Use previous exercises to assess the quality of the samples and preprocess them accordingly.
module add fastqc
mkdir fastqc
fastqc -o fastqc *.fastqsanger
module add conda-modules
conda activate multiqc_v1.12_py3.7
multiqc .
module add fastp
for sample in GSM461177 GSM461180; do
fastp \
-i ${sample}_1_subsampled.fastqsanger \
-I ${sample}_2_subsampled.fastqsanger \
-o ${sample}_clean_1_subsampled.fastqsanger \
-O ${sample}_clean_2_subsampled.fastqsanger \
--detect_adapter_for_pe \
--cut_tail -M 20 -e 30 -l 25 \
--html ${sample}.fastp.html \
--json ${sample}.fastp.json
done
multiqc .Questions:
How would you describe quality of data?
Were you able to increase quality of data? Which parameters would you like to tune?
STAR (Spliced Transcripts Alignment to a Reference) is a highly efficient and widely used tool for mapping RNA sequencing reads to a reference genome. Designed to handle the unique challenges of RNA-seq data, STAR can align reads across exon-exon splice junctions, which is crucial for accurately mapping transcripts in eukaryotic genomes. STAR achieves high speed and precision by using a two-pass alignment mode, which helps improve the detection of novel splice junctions. With its ability to handle large datasets and produce accurate results, STAR is an excellent choice for transcriptome analysis and is commonly used in gene expression and differential expression studies.
module add star
# generate index file
STAR --runThreadN 4 --runMode genomeGenerate --genomeDir STAR --genomeFastaFiles GCF_000001215.4_Release_6_plus_ISO1_MT_genomic.fna --sjdbGTFfile genomic.gtf
# run mapping to the indexed reference
for sample in GSM461177 GSM461180; do
STAR \
--outSAMattributes All \
--outSAMtype BAM SortedByCoordinate \
--quantMode GeneCounts \
--runThreadN 4 \
--sjdbGTFfile genomic.gtf \
--outReadsUnmapped Fastx \
--outMultimapperOrder Random \
--outWigType wiggle \
--genomeDir STAR \
--readFilesIn ${sample}_clean_1_subsampled.fastqsanger ${sample}_clean_2_subsampled.fastqsanger \
--outFileNamePrefix ${sample}
done
multiqc .Questions:
Why there is a need to create index first?

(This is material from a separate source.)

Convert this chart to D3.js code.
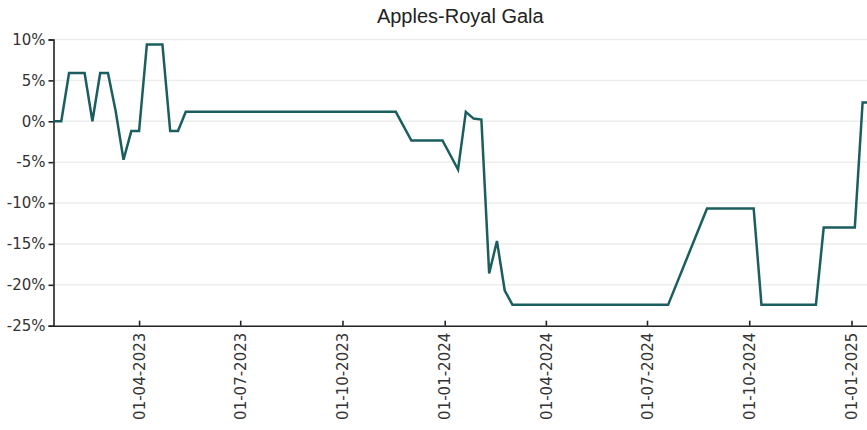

What the parameter outMultimapperOrder mean?
Mapping quality assessment is an important step to evaluate the reliability of the read alignments generated during mapping. High mapping quality scores indicate that reads have been accurately aligned to unique locations in the reference genome, while low scores suggest ambiguous or potentially incorrect alignments, often in repetitive regions. Assessing mapping quality involves reviewing metrics such as the percentage of mapped reads, the distribution of mapping quality scores, and the number of uniquely mapped reads. Tools like SAMtools, Qualimap, and Picard provide detailed reports on mapping quality, helping ensure that only high-confidence alignments are used in downstream analyses like variant calling and gene expression quantification.
module add samtools
for sample in GSM461177 GSM461180; do
samtools index ${sample}Aligned.sortedByCoord.out.bam
samtools stats ${sample}Aligned.sortedByCoord.out.bam > ${sample}.stats
samtools flagstat ${sample}Aligned.sortedByCoord.out.bam > ${sample}.flagstat
samtools idxstats ${sample}Aligned.sortedByCoord.out.bam > ${sample}.idxstats
done
multiqc .
module add qualimap
for sample in GSM461177 GSM461180; do
qualimap rnaseq \
-bam ${sample}Aligned.sortedByCoord.out.bam \
-gtf genomic.gtf \
-outdir ${sample}_qualimap
done
multiqc .Questions:
Which sample have better quality of mapping?
How does quality of raw reads and mapping quality correlate?
What portion of reads mapped ambiguously?